Advertising – Any messaging, regardless of medium or vehicle,
intended to change or reinforce target-customer perceptions to drive sales.
Super Bowl LIII is scheduled to be held on February 3, 2019, at Mercedes-Benz Stadium in Atlanta, Georgia. That’s 66-days from the date of this publication of Marketing Matters. My Chicago Bears team is working hard to make it there this year, on the playing field not in the stands. And, leading brands are feverishly working to develop advertising in the form of TV commercials that will be aired and showcased in this much sought-after broad-reach medium.
It’s not surprising then that the 19 November 2018 issue of Ad Age carries an interview with Peter Daboll, CEO of Ace Matrix, “Q&AA – BIG GAME GURU.” Why? Well, Ace Matrix is an ad analytics company that’s collected and analyzed more than 80,000 television ads. Mr. Daboll is an experienced, wise and insightful executive whose company’s services are desperately needed to improve the productivity of advertising. However, while the website states, “Ace Metrix helps advertisers, agencies and publishers design creative to drive sales,” there’s little in the interview that would address, no less suggest, the true purpose of advertising.
There’s talk in the interview about what the majority of creatives get right about Super Bowl advertising. Specifically, “Super Bowl ads are usually good at telling a great story, delivering an emotional message or some inspiring kind of thing, or at being funny.” But is any of this the true purpose of advertising? Perhaps, one might demonstrate that they are potential roads to getting there but they should not be confused with its destination – the true purpose of advertising.

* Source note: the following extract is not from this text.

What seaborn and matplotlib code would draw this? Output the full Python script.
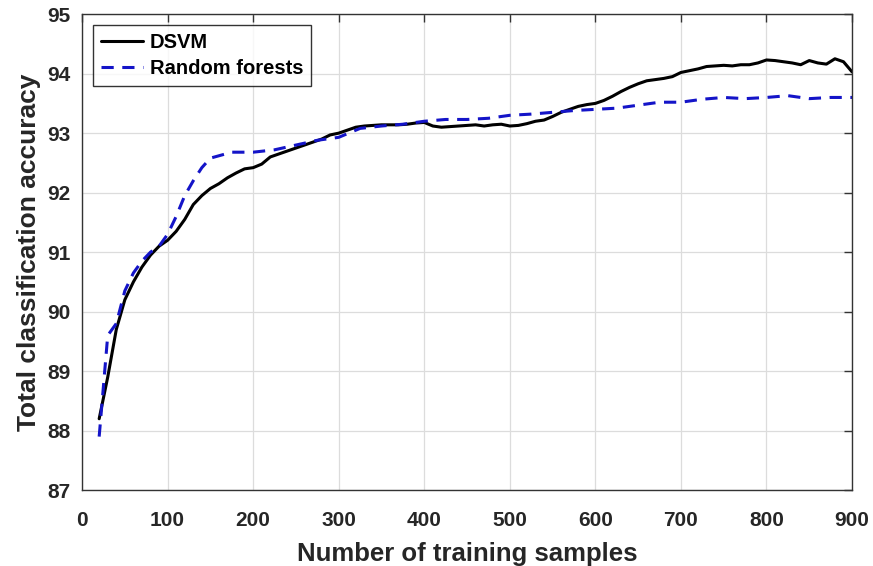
import numpy as np
import pandas as pd
import matplotlib
matplotlib.use("Agg")
import matplotlib.pyplot as plt
import seaborn as sns

# DSVM curve
dsvm_x = list(range(20, 901, 10))
dsvm_y = [88.2, 88.9, 89.7, 90.2, 90.5, 90.75, 90.95, 91.1, 91.2, 91.35,
          91.55, 91.8, 91.95, 92.07, 92.15, 92.25, 92.33, 92.4, 92.42, 92.48,
          92.6, 92.65, 92.7, 92.75, 92.8, 92.85, 92.9, 92.97, 93.0, 93.05,
          93.1, 93.12, 93.13, 93.14, 93.14, 93.14, 93.15, 93.17, 93.18, 93.12,
          93.1, 93.11, 93.12, 93.13, 93.14, 93.12, 93.14, 93.15, 93.12, 93.13,
          93.16, 93.2, 93.22, 93.28, 93.35, 93.4, 93.45, 93.48, 93.5, 93.55,
          93.62, 93.7, 93.77, 93.83, 93.88, 93.9, 93.92, 93.95, 94.02, 94.05,
          94.08, 94.12, 94.13, 94.14, 94.13, 94.15, 94.15, 94.18, 94.23, 94.22,
          94.2, 94.18, 94.15, 94.22, 94.18, 94.16, 94.25, 94.2, 94.03]

# Random forests curve
rf_x = [20, 30, 40, 50, 60, 70, 80, 90, 100, 110, 120, 130, 140, 150,
        175, 200, 225, 250, 275, 300, 325, 350, 375, 400, 425, 450, 475,
        500, 525, 550, 575, 600, 625, 650, 675, 700, 725, 750, 775, 800,
        825, 850, 875, 900]
rf_y = [87.9, 89.6, 89.8, 90.35, 90.65, 90.85, 91.0, 91.1, 91.3, 91.6,
        91.95, 92.2, 92.42, 92.58, 92.68, 92.68, 92.72, 92.8, 92.88, 92.93,
        93.08, 93.12, 93.15, 93.2, 93.23, 93.23, 93.25, 93.3, 93.32, 93.35,
        93.38, 93.4, 93.42, 93.47, 93.52, 93.52, 93.57, 93.6, 93.58, 93.6,
        93.63, 93.58, 93.6, 93.6]

sns.set_style("white")
plt.rcParams['font.family'] = ['Liberation Sans', 'DejaVu Sans']
plt.rcParams['font.weight'] = 'bold'
txt = "#262626"

fig = plt.figure(figsize=(8.73, 5.66), dpi=100)
ax = fig.add_axes([0.094, 0.134, 0.882, 0.841])

sns.lineplot(x=dsvm_x, y=dsvm_y, ax=ax, color="black", linewidth=2.2, label="DSVM")
sns.lineplot(x=rf_x, y=rf_y, ax=ax, color="#1414c8", linewidth=2.2,
             linestyle=(0, (4, 2.8)), label="Random forests")

ax.set_xlim(0, 900)
ax.set_ylim(87, 95)
ax.set_xticks(range(0, 901, 100))
ax.set_yticks(range(87, 96))
ax.grid(True, color="#dcdcdc", linewidth=0.9)
for s in ax.spines.values():
    s.set_color("#333333")
    s.set_linewidth(1.0)
ax.tick_params(direction="in", length=6, top=True, right=True, labelsize=15,
               colors="#333333", labelcolor=txt, width=1)
ax.tick_params(axis="x", pad=15)
ax.tick_params(axis="y", pad=8)
for lbl in ax.get_xticklabels() + ax.get_yticklabels():
    lbl.set_fontweight("bold")

ax.set_xlabel("Number of training samples", fontsize=18.5, fontweight="bold",
              color=txt, labelpad=9)
ax.set_ylabel("Total classification accuracy", fontsize=19, fontweight="bold",
              color=txt, labelpad=5)

leg = ax.legend(loc="upper left", fontsize=14.5, frameon=True, fancybox=False,
                edgecolor="black", handlelength=2.1, handletextpad=0.3,
                borderaxespad=0.55, borderpad=0.4, labelspacing=0.35)
leg.get_frame().set_linewidth(1.0)
for t in leg.get_texts():
    t.set_fontweight("bold")
    t.set_color("black")

fig.savefig("out.png", dpi=100)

To me the purpose of advertising has always been to effect attitudes or perceptions about a given brand with a specific target-customer to achieve a SMART behavior objective (Specific, Measurable, Achievable, Relevant and Timebound), which leads to driving sales. That goes for any advertising regardless of the medium (i.e., broadscale, traditional advertising such as TV commercials or journal print ads, or use of digital media such as websites and YouTube) or programming venue (e.g., Super Bowl or Tim Ferris podcast, etc.).
As David Ogilvy declared. “It’s not creative unless it sells.” Ah, that’s it! The purpose of advertising is purely and simply to sell, Sell, SELL.
So, I really don’t care what everyone thinks about my advertising. I only care what my target-customer thinks. I don’t care how many of them that I reach. I only care about how many I connect with, and who connect with, my brand. I don’t care if they think my advertising is funny or entertaining or heart-warming. I only care if it gets my target-customers to see my brand in a new light to trigger the behavior needed (e.g., switch or increase transaction size or trade-up, whatever) to make the sale. I don’t care if they’re talking about my advertising around the water cooler the day following this major “adstravaganza” or if they feature it in Ad Age. I only care that they are purchasing, asking for, prescribing or using my brand. That’s the true purpose of advertising!